Unexpected copy when pushing

Hello, I’m a very early beginner. I wanted to have an array of dictionaries. Simple example below. It seems that when I push a dictionary which does not exactly match the type of array, instead of, say, getting a complaint from the compiler, the dictionary is copied. Fine, but naturally one would like to know when this will happen, better approach, etc. Thanks for any help!
(As part of learning I’m trying to declare most types explicitly for now.)

a = Dict{String, Union{Int64, Nothing}}[]
x = Dict("wet"=>1)
push!(a, x)
x["dry"]= 2
println("x == a[1] is now  "* string(x == a[1]))  #it's false, and  keys are different
y = Dict{String, Int64}("fish"=>3)
push!(a,y)
y["fowl"]=4
println("y == a[2] is now  "* string(y == a[2])) #it's false, and keys are different
z = Dict{String, Union{Int64, Nothing}}("hot"=>4)
push!(a,z)
z["cold"]=5
println("z == a[3] is now still "* string(z == a[3])) # it's true.

Please quote your code (you can edit your post), and perhaps don’t make all text bold, it is a distraction.

I’ve gone ahead and quoted @jbaxter’s code since otherwise it was impossible to cut and paste into a REPL to try to help answer the question.

The key issue is that Dict{String, Union{Int, Nothing}} and Dict{String, Int} are different, disjoint types. In order to put a Dict{String, Int} value into an array with element type Dict{String, Union{Int, Nothing}} it must be converted to a value of the correct type, which means copying it. If you typed your array like this then no conversion would be required:

a = Dict{String, <:Union{Int64, Nothing}}[]

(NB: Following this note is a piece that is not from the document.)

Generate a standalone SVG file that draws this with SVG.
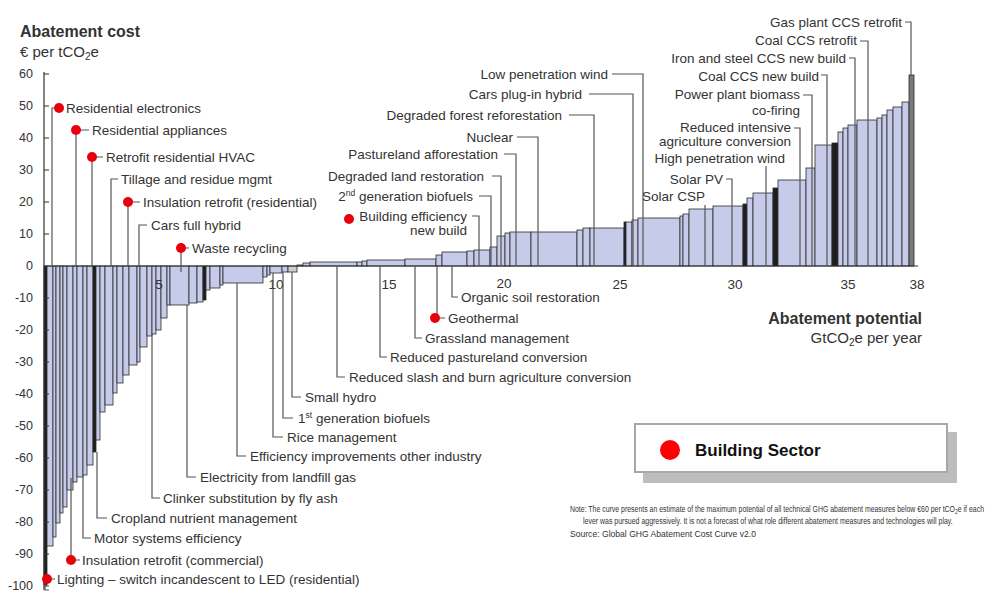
<svg xmlns="http://www.w3.org/2000/svg" width="992" height="594" viewBox="0 0 992 594">
<style>
text{font-family:"Liberation Sans",Arial,sans-serif;fill:#333}
.lb{font-size:13.5px}
.tk{font-size:12.5px}
.ttl{font-size:16px;font-weight:bold}
.sub{font-size:15px}
.note{font-size:9px}
.bars rect{fill:#c6cbe9;stroke:#2a2a2a;stroke-width:0.8}
.bars rect.dk{fill:#1e1e1e}
.bars rect.gy{fill:#cfcfcf}
.bars rect.mg{fill:#7a7a7a}
.ax{stroke:#333;stroke-width:1.2;fill:none}
.ld{stroke:#555;stroke-width:1.2;fill:none}
.dot{fill:#e8000b}
</style>
<rect width="992" height="594" fill="#fff"/>
<g id="bars" class="bars">
<rect x="44" y="266" width="3" height="319" class="dk"/>
<rect x="47" y="266" width="6" height="280"/>
<rect x="53" y="266" width="3" height="271"/>
<rect x="56" y="266" width="4" height="257"/>
<rect x="60" y="266" width="3" height="247"/>
<rect x="63" y="266" width="4" height="241"/>
<rect x="67" y="266" width="6" height="224"/>
<rect x="73" y="266" width="4" height="216"/>
<rect x="77" y="266" width="6" height="211"/>
<rect x="83" y="266" width="4" height="209"/>
<rect x="87" y="266" width="6" height="199"/>
<rect x="93" y="266" width="3" height="186" class="dk"/>
<rect x="96" y="266" width="4" height="174"/>
<rect x="100" y="266" width="5" height="146"/>
<rect x="105" y="266" width="8" height="139"/>
<rect x="113" y="266" width="4" height="127"/>
<rect x="117" y="266" width="6" height="117"/>
<rect x="123" y="266" width="6" height="109"/>
<rect x="129" y="266" width="8" height="99"/>
<rect x="137" y="266" width="3" height="96"/>
<rect x="140" y="266" width="7" height="81"/>
<rect x="147" y="266" width="5" height="70"/>
<rect x="152" y="266" width="4" height="68"/>
<rect x="156" y="266" width="5" height="64"/>
<rect x="161" y="266" width="6" height="52"/>
<rect x="167" y="266" width="3" height="39"/>
<rect x="170" y="266" width="19" height="39"/>
<rect x="189" y="266" width="8" height="37"/>
<rect x="197" y="266" width="6" height="36"/>
<rect x="203" y="266" width="3" height="34" class="dk"/>
<rect x="206" y="266" width="4" height="24"/>
<rect x="210" y="266" width="10" height="22"/>
<rect x="220" y="266" width="3" height="19"/>
<rect x="223" y="266" width="40" height="17"/>
<rect x="263" y="266" width="4" height="11"/>
<rect x="267" y="266" width="3" height="9"/>
<rect x="270" y="266" width="12" height="7"/>
<rect x="282" y="266" width="6" height="6"/>
<rect x="288" y="266" width="9" height="6" class="gy"/>
<rect x="297" y="265" width="6" height="1"/>
<rect x="303" y="263" width="7" height="3"/>
<rect x="310" y="262" width="47" height="4"/>
<rect x="357" y="262" width="5" height="4"/>
<rect x="362" y="261" width="5" height="5"/>
<rect x="367" y="260" width="38" height="6"/>
<rect x="405" y="259" width="31" height="7"/>
<rect x="436" y="255" width="6" height="11"/>
<rect x="442" y="252" width="25" height="14"/>
<rect x="467" y="251" width="7" height="15"/>
<rect x="474" y="250" width="16" height="16"/>
<rect x="490" y="247" width="7" height="19"/>
<rect x="497" y="236" width="8" height="30"/>
<rect x="505" y="233" width="5" height="33"/>
<rect x="510" y="232" width="21" height="34"/>
<rect x="531" y="232" width="46" height="34"/>
<rect x="577" y="230" width="6" height="36"/>
<rect x="583" y="228" width="7" height="38"/>
<rect x="590" y="228" width="34" height="38"/>
<rect x="624" y="222" width="2" height="44" class="dk"/>
<rect x="626" y="222" width="6" height="44"/>
<rect x="632" y="220" width="6" height="46"/>
<rect x="638" y="218" width="42" height="48"/>
<rect x="680" y="216" width="3" height="50"/>
<rect x="683" y="214" width="6" height="52"/>
<rect x="689" y="209" width="24" height="57"/>
<rect x="713" y="206" width="30" height="60"/>
<rect x="743" y="204" width="4" height="62" class="dk"/>
<rect x="747" y="198" width="6" height="68"/>
<rect x="753" y="193" width="20" height="73"/>
<rect x="773" y="188" width="5" height="78" class="dk"/>
<rect x="778" y="180" width="28" height="86"/>
<rect x="806" y="168" width="9" height="98"/>
<rect x="815" y="145" width="17" height="121"/>
<rect x="832" y="143" width="6" height="123" class="dk"/>
<rect x="838" y="132" width="5" height="134"/>
<rect x="843" y="128" width="5" height="138"/>
<rect x="848" y="125" width="9" height="141"/>
<rect x="857" y="120" width="20" height="146"/>
<rect x="877" y="118" width="5" height="148"/>
<rect x="882" y="115" width="5" height="151"/>
<rect x="887" y="110" width="6" height="156"/>
<rect x="893" y="107" width="9" height="159"/>
<rect x="902" y="102" width="7" height="164"/>
<rect x="909" y="75" width="5" height="191" class="mg"/>
</g>
<g id="axes">
<path class="ax" d="M44 72V590M44 266H918"/>
<path class="ax" d="M44 74H49M44 106H49M44 138H49M44 170H49M44 202H49M44 234H49M44 298H49M44 330H49M44 362H49M44 394H49M44 426H49M44 458H49M44 490H49M44 522H49M44 554H49M44 586H49"/>
<g class="tk" text-anchor="end">
<text x="33" y="78">60</text><text x="33" y="110">50</text><text x="33" y="142">40</text><text x="33" y="174">30</text>
<text x="33" y="206">20</text><text x="33" y="238">10</text><text x="33" y="270">0</text><text x="33" y="302">-10</text>
<text x="33" y="334">-20</text><text x="33" y="366">-30</text><text x="33" y="398">-40</text><text x="33" y="430">-50</text>
<text x="33" y="462">-60</text><text x="33" y="494">-70</text><text x="33" y="526">-80</text><text x="33" y="558">-90</text>
<text x="33" y="590">-100</text>
</g>
<g class="lb" text-anchor="middle">
<text x="159" y="289">5</text><text x="276" y="289">10</text><text x="389" y="289">15</text><text x="504" y="288">20</text>
<text x="620" y="289">25</text><text x="735" y="289">30</text><text x="848" y="289">35</text><text x="917" y="289">38</text>
</g>
<text class="ttl" x="20" y="37">Abatement cost</text>
<text class="sub" x="20" y="57">€ per tCO<tspan font-size="10" dy="3">2</tspan><tspan dy="-3">e</tspan></text>
<text class="ttl" x="922" y="324" text-anchor="end">Abatement potential</text>
<text class="sub" x="922" y="343" text-anchor="end">GtCO<tspan font-size="10" dy="3">2</tspan><tspan dy="-3">e per year</tspan></text>
</g>
<g id="connectors">
<path class="ld" d="M52 266V108H59"/>
<path class="ld" d="M76 266V130M80 130H89"/>
<path class="ld" d="M92 266V157M96 157H103"/>
<path class="ld" d="M111 266V179H118"/>
<path class="ld" d="M128 266V202M132 202H140"/>
<path class="ld" d="M139 266V225H147"/>
<path class="ld" d="M181 272V248M185 248H189"/>
<path class="ld" d="M45 579V590H49M49 579H55"/>
<path class="ld" d="M71 478V560M75 560H80"/>
<path class="ld" d="M83 475V538H91"/>
<path class="ld" d="M97 452V518H107"/>
<path class="ld" d="M152 334V498H160"/>
<path class="ld" d="M187 305V477H196"/>
<path class="ld" d="M237 283V456H246"/>
<path class="ld" d="M273 273V437H283"/>
<path class="ld" d="M283 272V418H293"/>
<path class="ld" d="M292 272V397H301"/>
<path class="ld" d="M337 266V377H345"/>
<path class="ld" d="M380 266V357H387"/>
<path class="ld" d="M415 266V338H422"/>
<path class="ld" d="M437 266V318M440 318H445"/>
<path class="ld" d="M452 266V297H458"/>
<path class="ld" d="M472 216H479V266"/>
<path class="ld" d="M479 196H491V266"/>
<path class="ld" d="M492 176H501V266"/>
<path class="ld" d="M504 154H516V266"/>
<path class="ld" d="M517 137H538V266"/>
<path class="ld" d="M569 115H594V266"/>
<path class="ld" d="M589 94H633V266"/>
<path class="ld" d="M612 74H643V266"/>
<path class="ld" d="M705 205V266"/>
<path class="ld" d="M726 179H732V266"/>
<path class="ld" d="M766 166V266"/>
<path class="ld" d="M794 128H800V266"/>
<path class="ld" d="M803 95H812V266"/>
<path class="ld" d="M821 75H827V266"/>
<path class="ld" d="M849 58H855V266"/>
<path class="ld" d="M860 41H868V266"/>
<path class="ld" d="M905 22H911V75"/>
</g>
<g class="lb">
<g id="residential-electronics"><circle class="dot" cx="59" cy="108" r="5"/><text x="66" y="113">Residential electronics</text></g>
<g id="residential-appliances"><circle class="dot" cx="76" cy="130" r="5"/><text x="92" y="135">Residential appliances</text></g>
<g id="retrofit-hvac"><circle class="dot" cx="92" cy="157" r="5"/><text x="106" y="162">Retrofit residential HVAC</text></g>
<g id="tillage"><text x="121" y="184">Tillage and residue mgmt</text></g>
<g id="insulation-residential"><circle class="dot" cx="128" cy="202" r="5"/><text x="143" y="207">Insulation retrofit (residential)</text></g>
<g id="cars-full-hybrid"><text x="151" y="230">Cars full hybrid</text></g>
<g id="waste-recycling"><circle class="dot" cx="181" cy="248" r="5"/><text x="192" y="253">Waste recycling</text></g>
<g id="lighting"><circle class="dot" cx="47" cy="579" r="5"/><text x="57" y="584">Lighting – switch incandescent to LED (residential)</text></g>
<g id="insulation-commercial"><circle class="dot" cx="71" cy="560" r="5"/><text x="82" y="565">Insulation retrofit (commercial)</text></g>
<g id="motor-systems"><text x="94" y="543">Motor systems efficiency</text></g>
<g id="cropland"><text x="111" y="523">Cropland nutrient management</text></g>
<g id="clinker"><text x="163" y="503">Clinker substitution by fly ash</text></g>
<g id="landfill-gas"><text x="200" y="482">Electricity from landfill gas</text></g>
<g id="efficiency-industry"><text x="250" y="461">Efficiency improvements other industry</text></g>
<g id="rice"><text x="287" y="442">Rice management</text></g>
<g id="first-gen-biofuels"><text x="298" y="423">1<tspan font-size="8.5" dy="-5">st</tspan><tspan dy="5"> generation biofuels</tspan></text></g>
<g id="small-hydro"><text x="305" y="402">Small hydro</text></g>
<g id="slash-burn"><text x="349" y="382">Reduced slash and burn agriculture conversion</text></g>
<g id="pastureland-conversion"><text x="390" y="362">Reduced pastureland conversion</text></g>
<g id="grassland"><text x="425" y="343">Grassland management</text></g>
<g id="geothermal"><circle class="dot" cx="435" cy="318" r="5"/><text x="448" y="323">Geothermal</text></g>
<g id="organic-soil"><text x="461" y="302">Organic soil restoration</text></g>
<g id="building-efficiency"><circle class="dot" cx="349" cy="219" r="5"/><text x="467" y="221" text-anchor="end">Building efficiency</text><text x="467" y="235" text-anchor="end">new build</text></g>
<g id="second-gen-biofuels"><text x="473" y="201" text-anchor="end">2<tspan font-size="8.5" dy="-5">nd</tspan><tspan dy="5"> generation biofuels</tspan></text></g>
<g id="degraded-land"><text x="484" y="181" text-anchor="end">Degraded land restoration</text></g>
<g id="pastureland-afforestation"><text x="498" y="159" text-anchor="end">Pastureland afforestation</text></g>
<g id="nuclear"><text x="513" y="142" text-anchor="end">Nuclear</text></g>
<g id="degraded-forest"><text x="562" y="120" text-anchor="end">Degraded forest reforestation</text></g>
<g id="cars-plugin"><text x="582" y="99" text-anchor="end">Cars plug-in hybrid</text></g>
<g id="low-wind"><text x="608" y="79" text-anchor="end">Low penetration wind</text></g>
<g id="solar-csp"><text x="705" y="201" text-anchor="end">Solar CSP</text></g>
<g id="solar-pv"><text x="723" y="184" text-anchor="end">Solar PV</text></g>
<g id="high-wind"><text x="785" y="163" text-anchor="end">High penetration wind</text></g>
<g id="intensive-agri"><text x="791" y="132" text-anchor="end">Reduced intensive</text><text x="791" y="146" text-anchor="end">agriculture conversion</text></g>
<g id="biomass-cofiring"><text x="800" y="99" text-anchor="end">Power plant biomass</text><text x="800" y="115" text-anchor="end">co-firing</text></g>
<g id="coal-ccs-new"><text x="819" y="81" text-anchor="end">Coal CCS new build</text></g>
<g id="iron-steel-ccs"><text x="846" y="63" text-anchor="end">Iron and steel CCS new build</text></g>
<g id="coal-ccs-retrofit"><text x="857" y="45" text-anchor="end">Coal CCS retrofit</text></g>
<g id="gas-ccs-retrofit"><text x="902" y="27" text-anchor="end">Gas plant CCS retrofit</text></g>
</g>
<g id="legend">
<rect x="643" y="432" width="314" height="51" fill="#bdbdbd"/>
<rect x="635" y="424" width="312" height="48" fill="#fff" stroke="#a8a8a8" stroke-width="2"/>
<circle cx="670" cy="450" r="10" fill="#f00"/>
<text x="695" y="456" font-size="17" font-weight="bold" style="fill:#111">Building Sector</text>
</g>
<g id="note" class="note">
<g transform="translate(570 512) scale(0.75 1)"><text x="0" y="0" textLength="552" lengthAdjust="spacingAndGlyphs">Note: The curve presents an estimate of the maximum potential of all technical GHG abatement measures below €60 per tCO<tspan font-size="6.5" dy="2">2</tspan><tspan dy="-2">e if each</tspan></text></g>
<g transform="translate(583 524) scale(0.75 1)"><text x="0" y="0" textLength="493" lengthAdjust="spacingAndGlyphs">lever was pursued aggressively. It is not a forecast of what role different abatement measures and technologies will play.</text></g>
<g transform="translate(570 537) scale(0.75 1)"><text x="0" y="0" textLength="248" lengthAdjust="spacingAndGlyphs">Source: Global GHG Abatement Cost Curve v2.0</text></g>
</g>
</svg>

However, I should mention that once you get to such loosely typed abstract collections, it’s harder on the compiler to generate specialized code and unless you really want to make sure nobody puts the wrong type of value in there, you’re better off just using an Any-typed array, i.e. just:

a = []

This has the same array-of-pointers representation anyway and already has all the code one might need generated for it, as opposed to Vector{Dict{String, <:Union{Int64, Nothing}}} which is a new type that’s likely to need all new code generated for it.

4 Likes

A tangential point: debug prints like these

can be easier with the @show macro, which saves you the trouble of writing the expression again inside a string literal.

thanks for all these points! Fewer explicit types seems to be best for me.

I’m trying now to take a general lesson from this example, to help write correct programs in the future. I know Julia uses pass by sharing, but something else is evidently involved here. Is there a general rule about when Julia makes a copy of a mutable value instead of passing a reference, or issuing an error message? (Or likely a section of the documentation I should read to understand this particular issue!)
I understand that, as was stated, the copying takes place to match the type. But I suppose the passed type has to be close in some sense to the correct one or Julia would warn me of my mistake.
Thanks again.

No. For immutables, it is actually undefined what happens under the hood, when the user can’t tell the difference. This gives the compiler room for optimizations, see eg a recent discussion.

I think that the general rule in Base and the standard library is that things are never copied implicitly, but converted when necessary. See

https://docs.julialang.org/en/v1/manual/conversion-and-promotion/#When-is-convert-called?-1

That is very helpful. I read some of the linked manual section, especially “conversion versus construction”. For me the key point was not whether the operation is called “copying”, but whether a new object is created, as in my example it seems to be. In the manual it says that since convert can be called implicitly, its methods are restricted to cases that are considered “safe” or “unsurprising”. I have to admit that I was surprised to find that updating the mutable object I pushed made no difference to the object I had appended to the array. However, I am sure there are good reasons for this behavior. Anyway I will keep the link you provided handy and try to be careful (being careful is not easy for me :persevere:). Thanks again.

Implicit conversion of mutable types is a bit dangerous since it amounts to implicit copying. Can’t be changed now but worth keeping in mind for Julia 2.0. Then again people love the convenience of implicit conversion based on types locations, especially since Julia is very careful about conversions that don’t preserve value.